Leclere, who up until Friday headed the FN's list of candidates in Rethel in the eastern Ardennes region, only joined the far-right party in 2012 but three months later she was a parliamentary candidate in that year's general election.

On Friday the FN announced that she had been suspended as a candidate and would be summoned to a disciplinary hearing.

The suspension is part of FN leader Marine Le Pen's attempt to clean up the party's image, according to Bernadette Hétier of the anti-racist campaign Mrap.

Leclere's statement "was proof to the contrary of what Marine Le Pen has been stating for months on end, that is to say that her party is just a party like any other in the French political class", she commented.

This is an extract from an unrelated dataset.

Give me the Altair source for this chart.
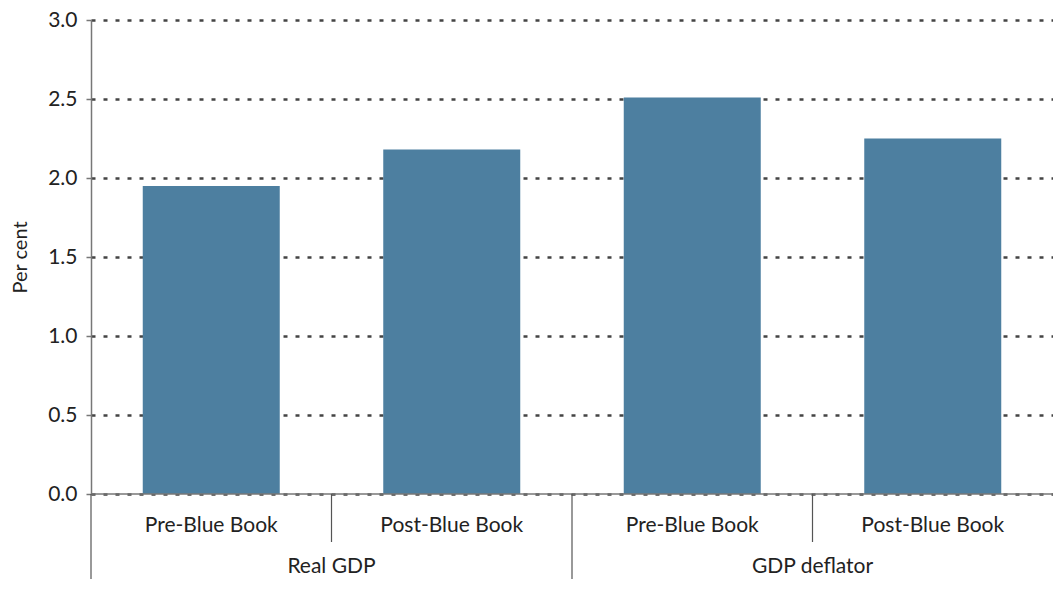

"I don’t remember anything that violent in many years," she told RFI. "Comparing somebody to an ape and essentially a minister of the republic and a minister who comes from Guyana and who is of black origin, as far as I can remember it’s the first time we have heard such a violent speech."

The Front National hopes to do well in next year's local council elections, although in the last, in 2008, it only won 70 seats.

"When you have selected 710 local leaders, there can be some casting errors," said FN vice-president Florian Philippot on Friday.

Since Marine Le Pen took over from her father, Jean-Marie, a number of members have been disciplined for overtly racist or fascistic statements.

In September a local council candidate in the North region was expelled for posting a burning Israeli flag on Facebook with the slogan "This is France!".

In 2011 two regional councillors were expelled after photos of them giving the Nazi salute were made public.

Leclere's attack on Taubira has been compared to the racist insults that Italy's first-ever African-born minister, Cecile Myenge, has been subjected to.